▸ SOURCE EXCERPT
## Begin

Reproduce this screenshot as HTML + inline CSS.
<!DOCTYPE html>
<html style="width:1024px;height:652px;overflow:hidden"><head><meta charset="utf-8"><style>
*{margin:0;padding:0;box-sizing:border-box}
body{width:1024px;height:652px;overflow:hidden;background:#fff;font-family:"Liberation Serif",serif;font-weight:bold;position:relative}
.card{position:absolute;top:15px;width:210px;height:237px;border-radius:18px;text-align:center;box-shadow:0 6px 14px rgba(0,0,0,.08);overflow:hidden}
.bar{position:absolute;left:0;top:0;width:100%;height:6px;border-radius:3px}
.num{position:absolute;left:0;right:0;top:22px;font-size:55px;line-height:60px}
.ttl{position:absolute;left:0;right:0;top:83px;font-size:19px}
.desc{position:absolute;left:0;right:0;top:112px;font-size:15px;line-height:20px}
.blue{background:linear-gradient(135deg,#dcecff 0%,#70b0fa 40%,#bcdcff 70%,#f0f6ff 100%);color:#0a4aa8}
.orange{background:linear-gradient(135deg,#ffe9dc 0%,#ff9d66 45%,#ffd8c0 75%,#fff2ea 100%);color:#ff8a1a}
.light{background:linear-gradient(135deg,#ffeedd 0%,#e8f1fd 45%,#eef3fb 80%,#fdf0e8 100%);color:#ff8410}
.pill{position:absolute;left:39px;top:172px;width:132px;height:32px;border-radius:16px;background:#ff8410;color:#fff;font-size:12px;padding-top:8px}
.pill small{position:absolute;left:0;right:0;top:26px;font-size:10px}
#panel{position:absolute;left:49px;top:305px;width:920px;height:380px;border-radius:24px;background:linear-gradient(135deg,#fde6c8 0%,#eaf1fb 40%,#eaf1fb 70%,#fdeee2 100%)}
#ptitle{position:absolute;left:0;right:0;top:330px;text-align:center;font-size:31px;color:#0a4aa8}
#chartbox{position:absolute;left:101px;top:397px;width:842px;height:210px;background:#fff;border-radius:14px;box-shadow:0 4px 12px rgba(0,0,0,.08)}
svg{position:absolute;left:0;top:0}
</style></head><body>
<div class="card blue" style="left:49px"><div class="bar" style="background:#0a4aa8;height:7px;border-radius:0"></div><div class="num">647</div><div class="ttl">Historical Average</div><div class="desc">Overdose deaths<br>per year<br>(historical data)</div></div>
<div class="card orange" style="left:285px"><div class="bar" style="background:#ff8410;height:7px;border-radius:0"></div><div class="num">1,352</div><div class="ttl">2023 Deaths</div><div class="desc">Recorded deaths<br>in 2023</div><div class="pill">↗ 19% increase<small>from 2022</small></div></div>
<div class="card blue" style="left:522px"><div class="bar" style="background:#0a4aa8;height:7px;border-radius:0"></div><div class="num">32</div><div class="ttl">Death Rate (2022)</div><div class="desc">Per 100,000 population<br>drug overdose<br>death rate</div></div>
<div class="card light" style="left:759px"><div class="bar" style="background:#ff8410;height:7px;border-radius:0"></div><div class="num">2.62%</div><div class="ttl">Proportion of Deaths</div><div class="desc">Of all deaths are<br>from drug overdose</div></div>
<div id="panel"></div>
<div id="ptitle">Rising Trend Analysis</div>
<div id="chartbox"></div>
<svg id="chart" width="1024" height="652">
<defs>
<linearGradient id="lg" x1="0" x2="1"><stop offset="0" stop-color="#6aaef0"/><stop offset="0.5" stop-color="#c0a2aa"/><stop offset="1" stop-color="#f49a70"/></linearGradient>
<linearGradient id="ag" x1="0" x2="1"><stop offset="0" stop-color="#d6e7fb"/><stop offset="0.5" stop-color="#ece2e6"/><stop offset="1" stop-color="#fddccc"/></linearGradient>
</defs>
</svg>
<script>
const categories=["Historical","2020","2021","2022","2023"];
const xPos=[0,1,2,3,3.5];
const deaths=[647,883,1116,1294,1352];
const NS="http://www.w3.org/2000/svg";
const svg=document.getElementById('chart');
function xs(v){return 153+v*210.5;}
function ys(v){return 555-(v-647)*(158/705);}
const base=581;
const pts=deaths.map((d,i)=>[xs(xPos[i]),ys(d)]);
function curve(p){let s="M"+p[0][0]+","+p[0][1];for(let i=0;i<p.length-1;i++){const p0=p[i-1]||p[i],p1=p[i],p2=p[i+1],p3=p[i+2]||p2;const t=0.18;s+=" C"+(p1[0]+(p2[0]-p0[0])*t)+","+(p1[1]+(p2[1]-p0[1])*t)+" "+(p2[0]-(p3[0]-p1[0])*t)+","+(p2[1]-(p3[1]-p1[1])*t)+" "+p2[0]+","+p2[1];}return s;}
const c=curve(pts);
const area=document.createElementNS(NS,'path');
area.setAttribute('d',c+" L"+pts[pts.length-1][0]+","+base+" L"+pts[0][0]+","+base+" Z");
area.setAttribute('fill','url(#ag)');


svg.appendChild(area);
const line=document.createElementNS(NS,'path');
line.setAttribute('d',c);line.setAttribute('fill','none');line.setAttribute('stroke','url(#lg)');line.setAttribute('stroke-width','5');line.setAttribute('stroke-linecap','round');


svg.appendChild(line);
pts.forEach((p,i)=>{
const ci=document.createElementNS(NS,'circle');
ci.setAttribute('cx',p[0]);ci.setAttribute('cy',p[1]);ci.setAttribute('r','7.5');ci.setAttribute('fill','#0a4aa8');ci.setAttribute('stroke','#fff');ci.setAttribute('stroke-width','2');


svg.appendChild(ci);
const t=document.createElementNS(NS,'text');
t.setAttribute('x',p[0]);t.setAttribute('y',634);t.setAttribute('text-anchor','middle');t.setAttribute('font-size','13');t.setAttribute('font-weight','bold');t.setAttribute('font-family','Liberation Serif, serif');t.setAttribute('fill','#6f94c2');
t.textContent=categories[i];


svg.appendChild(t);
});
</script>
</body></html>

## End

▸ AIM OF THE EXERCISE
Using the data above, output each line exactly.

▸ THE SOLUTION
Reproduce this screenshot as HTML + inline CSS.
<!DOCTYPE html>
<html style="width:1024px;height:652px;overflow:hidden"><head><meta charset="utf-8"><style>
*{margin:0;padding:0;box-sizing:border-box}
body{width:1024px;height:652px;overflow:hidden;background:#fff;font-family:"Liberation Serif",serif;font-weight:bold;position:relative}
.card{position:absolute;top:15px;width:210px;height:237px;border-radius:18px;text-align:center;box-shadow:0 6px 14px rgba(0,0,0,.08);overflow:hidden}
.bar{position:absolute;left:0;top:0;width:100%;height:6px;border-radius:3px}
.num{position:absolute;left:0;right:0;top:22px;font-size:55px;line-height:60px}
.ttl{position:absolute;left:0;right:0;top:83px;font-size:19px}
.desc{position:absolute;left:0;right:0;top:112px;font-size:15px;line-height:20px}
.blue{background:linear-gradient(135deg,#dcecff 0%,#70b0fa 40%,#bcdcff 70%,#f0f6ff 100%);color:#0a4aa8}
.orange{background:linear-gradient(135deg,#ffe9dc 0%,#ff9d66 45%,#ffd8c0 75%,#fff2ea 100%);color:#ff8a1a}
.light{background:linear-gradient(135deg,#ffeedd 0%,#e8f1fd 45%,#eef3fb 80%,#fdf0e8 100%);color:#ff8410}
.pill{position:absolute;left:39px;top:172px;width:132px;height:32px;border-radius:16px;background:#ff8410;color:#fff;font-size:12px;padding-top:8px}
.pill small{position:absolute;left:0;right:0;top:26px;font-size:10px}
#panel{position:absolute;left:49px;top:305px;width:920px;height:380px;border-radius:24px;background:linear-gradient(135deg,#fde6c8 0%,#eaf1fb 40%,#eaf1fb 70%,#fdeee2 100%)}
#ptitle{position:absolute;left:0;right:0;top:330px;text-align:center;font-size:31px;color:#0a4aa8}
#chartbox{position:absolute;left:101px;top:397px;width:842px;height:210px;background:#fff;border-radius:14px;box-shadow:0 4px 12px rgba(0,0,0,.08)}
svg{position:absolute;left:0;top:0}
</style></head><body>
<div class="card blue" style="left:49px"><div class="bar" style="background:#0a4aa8;height:7px;border-radius:0"></div><div class="num">647</div><div class="ttl">Historical Average</div><div class="desc">Overdose deaths<br>per year<br>(historical data)</div></div>
<div class="card orange" style="left:285px"><div class="bar" style="background:#ff8410;height:7px;border-radius:0"></div><div class="num">1,352</div><div class="ttl">2023 Deaths</div><div class="desc">Recorded deaths<br>in 2023</div><div class="pill">↗ 19% increase<small>from 2022</small></div></div>
<div class="card blue" style="left:522px"><div class="bar" style="background:#0a4aa8;height:7px;border-radius:0"></div><div class="num">32</div><div class="ttl">Death Rate (2022)</div><div class="desc">Per 100,000 population<br>drug overdose<br>death rate</div></div>
<div class="card light" style="left:759px"><div class="bar" style="background:#ff8410;height:7px;border-radius:0"></div><div class="num">2.62%</div><div class="ttl">Proportion of Deaths</div><div class="desc">Of all deaths are<br>from drug overdose</div></div>
<div id="panel"></div>
<div id="ptitle">Rising Trend Analysis</div>
<div id="chartbox"></div>
<svg id="chart" width="1024" height="652">
<defs>
<linearGradient id="lg" x1="0" x2="1"><stop offset="0" stop-color="#6aaef0"/><stop offset="0.5" stop-color="#c0a2aa"/><stop offset="1" stop-color="#f49a70"/></linearGradient>
<linearGradient id="ag" x1="0" x2="1"><stop offset="0" stop-color="#d6e7fb"/><stop offset="0.5" stop-color="#ece2e6"/><stop offset="1" stop-color="#fddccc"/></linearGradient>
</defs>
</svg>
<script>
const categories=["Historical","2020","2021","2022","2023"];
const xPos=[0,1,2,3,3.5];
const deaths=[647,883,1116,1294,1352];
const NS="http://www.w3.org/2000/svg";
const svg=document.getElementById('chart');
function xs(v){return 153+v*210.5;}
function ys(v){return 555-(v-647)*(158/705);}
const base=581;
const pts=deaths.map((d,i)=>[xs(xPos[i]),ys(d)]);
function curve(p){let s="M"+p[0][0]+","+p[0][1];for(let i=0;i<p.length-1;i++){const p0=p[i-1]||p[i],p1=p[i],p2=p[i+1],p3=p[i+2]||p2;const t=0.18;s+=" C"+(p1[0]+(p2[0]-p0[0])*t)+","+(p1[1]+(p2[1]-p0[1])*t)+" "+(p2[0]-(p3[0]-p1[0])*t)+","+(p2[1]-(p3[1]-p1[1])*t)+" "+p2[0]+","+p2[1];}return s;}
const c=curve(pts);
const area=document.createElementNS(NS,'path');
area.setAttribute('d',c+" L"+pts[pts.length-1][0]+","+base+" L"+pts[0][0]+","+base+" Z");
area.setAttribute('fill','url(#ag)');


svg.appendChild(area);
const line=document.createElementNS(NS,'path');
line.setAttribute('d',c);line.setAttribute('fill','none');line.setAttribute('stroke','url(#lg)');line.setAttribute('stroke-width','5');line.setAttribute('stroke-linecap','round');


svg.appendChild(line);
pts.forEach((p,i)=>{
const ci=document.createElementNS(NS,'circle');
ci.setAttribute('cx',p[0]);ci.setAttribute('cy',p[1]);ci.setAttribute('r','7.5');ci.setAttribute('fill','#0a4aa8');ci.setAttribute('stroke','#fff');ci.setAttribute('stroke-width','2');


svg.appendChild(ci);
const t=document.createElementNS(NS,'text');
t.setAttribute('x',p[0]);t.setAttribute('y',634);t.setAttribute('text-anchor','middle');t.setAttribute('font-size','13');t.setAttribute('font-weight','bold');t.setAttribute('font-family','Liberation Serif, serif');t.setAttribute('fill','#6f94c2');
t.textContent=categories[i];


svg.appendChild(t);
});
</script>
</body></html>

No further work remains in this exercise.